Pour seulement quelques secondes à l'écran, il fallait plusieurs mois d'apprentissage. Au final, même si au montage, on ne gardait que quelques secondes, c'était des chorégraphies qui étaient plutôt d’une durée de deux ou trois minutes.
Mais, ce n’est pas forcément l’apprentissage des chorégraphies qui était le plus long, c’était surtout l’exécution et donc l'entraînement. J’ai dû beaucoup travailler mes pointes. Il fallait que je remuscle des muscles que nous n’utilisons pas habituellement.
C’était des mois de travail. Par chance, le confinement nous a donné le temps de bien nous préparer. Nous avions des Zoom avec les danseurs où nous faisions des barres et des barres au sol et cela 6 jours par semaine. ça nous a permis de pouvoir développer tous les muscles nécessaires pour pouvoir faire ces chorégraphies.
Le tournage de certaines scènes s'est déroulé à l'Opéra Garnier. Pour une personne passionnée de danse, ça devait être un rêve devenu réalité ?

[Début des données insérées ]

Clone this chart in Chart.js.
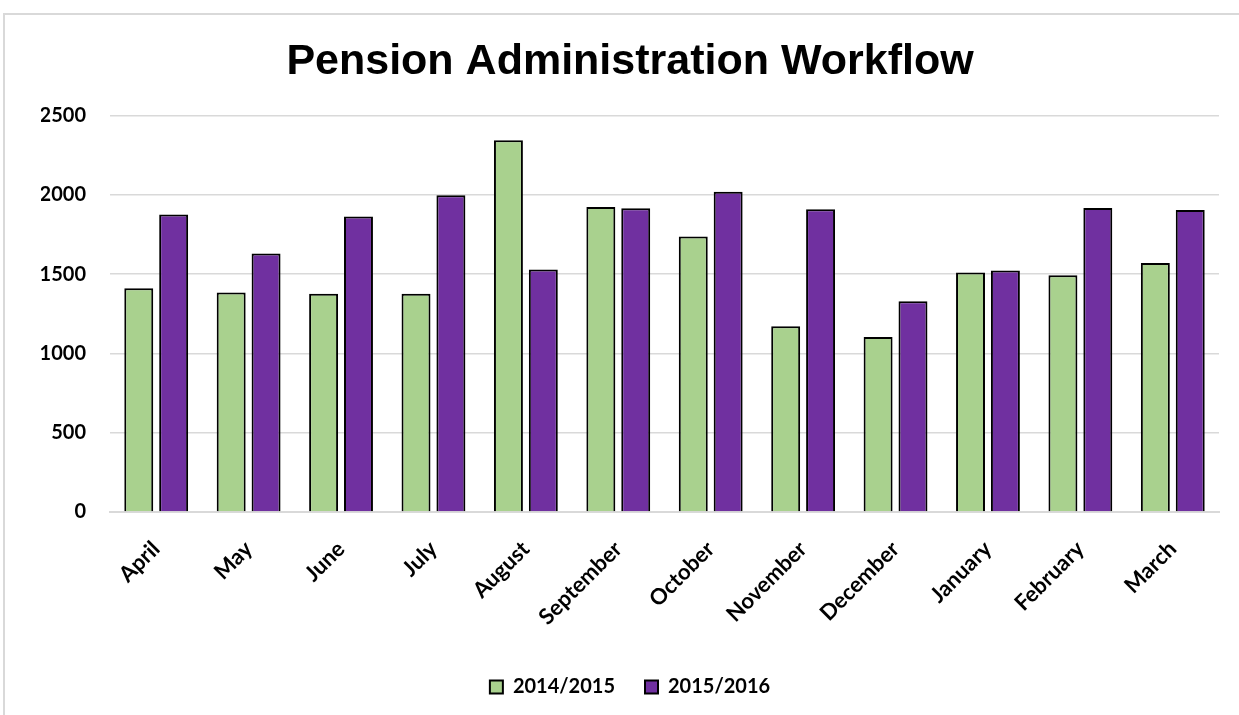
<!DOCTYPE html>
<html>
<head>
<meta charset="utf-8">
<script src="https://cdn.jsdelivr.net/npm/chart.js@4.4.1/dist/chart.umd.min.js"></script>
<style>
    html, body { margin: 0; padding: 0; background: #fff; overflow: hidden; }
    #frame {
        position: absolute; left: 3px; top: 13px; width: 1300px; height: 800px;
        border-left: 2px solid #d9d9d9; border-top: 2px solid #d9d9d9;
    }
    #chart { position: absolute; left: 0; top: 0; }
</style>
</head>
<body>
<div id="frame"></div>
<canvas id="chart" width="1239" height="715"></canvas>
<script>
// months of the fiscal year
const months = ['April', 'May', 'June', 'July', 'August', 'September',
    'October', 'November', 'December', 'January', 'February', 'March']

// values
const year1415 = [1411, 1384, 1376, 1376, 2345, 1923, 1737, 1172, 1104, 1510, 1493, 1571]
const year1516 = [1876, 1630, 1864, 1998, 1529, 1916, 2019, 1910, 1329, 1523, 1918, 1904]

const yTicks = [0, 500, 1000, 1500, 2000, 2500]

const tickFont = { family: 'Lato', weight: 'bold', size: 20 }
const monthFont = { family: 'Lato', weight: 'bold', size: 22 }

const data = {
    labels: months,
    datasets: [{
        label: '2014/2015',
        data: year1415,
        backgroundColor: '#a9d18e',
        borderColor: '#000000',
        borderWidth: 2,
        barPercentage: 0.83,
        categoryPercentage: 0.755
    }, {
        label: '2015/2016',
        data: year1516,
        backgroundColor: '#7030a0',
        borderColor: '#000000',
        borderWidth: 2,
        barPercentage: 0.83,
        categoryPercentage: 0.755
    }]
}

const config = {
    type: 'bar',
    data: data,
    options: {
        responsive: false,
        animation: false,
        layout: { padding: { left: 41, right: 20, top: 14, bottom: 8 } },
        plugins: {
            title: {
                display: true,
                text: 'Pension Administration Workflow',
                color: '#000',
                font: { family: 'Liberation Sans', weight: 'bold', size: 43 },
                padding: { top: 22, bottom: 28 }
            },
            legend: {
                position: 'bottom',
                labels: {
                    color: '#000',
                    font: tickFont,
                    boxWidth: 13,
                    boxHeight: 13,
                    padding: 30
                }
            },
            tooltip: { enabled: false }
        },
        scales: {
            x: {
                grid: { display: false, drawTicks: false },
                border: { color: '#d9d9d9', width: 2 },
                ticks: {
                    color: '#000',
                    font: monthFont,
                    minRotation: 45,
                    maxRotation: 45,
                    padding: 24
                },
                afterFit: function (scale) { scale.height = 135 }
            },
            y: {
                min: 0,
                max: 2500,
                grid: { color: '#d9d9d9', lineWidth: 1.5, drawTicks: false },
                border: { display: false },
                afterBuildTicks: function (scale) {
                    scale.ticks = yTicks.map(function (v) { return { value: v } })
                },
                ticks: {
                    color: '#000',
                    font: tickFont,
                    padding: 24,
                    callback: function (value) { return String(value) }
                },
                afterFit: function (scale) { scale.width = 69 }
            }
        }
    }
}

new Chart(document.getElementById('chart'), config)
</script>
</body>
</html>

C'est un rêve de petite fille. C'est d'ailleurs aussi une des raisons pour laquelle j'ai fait la série. J'avais visité l'Opéra quand j'étais petite fille, j'ai même retrouvé une photo de moi à 9 ans en bas des marches que j’avais fait lors d’une visite touristique. Et là d'y être, de tourner là-bas et d'y travailler, c'était évidemment très émouvant. C'est un lieu incroyable, qui est chargé d'histoire.
La série a déjà été renouvelée pour une saison 2 qui est entrée en tournage en juin dernier. Pouvez-vous nous en dire un peu plus sur ce qui attend votre personnage ?
Je ne peux rien dire de très précis. Mais je peux déjà vous dire que nous avons repris l'entraînement physique.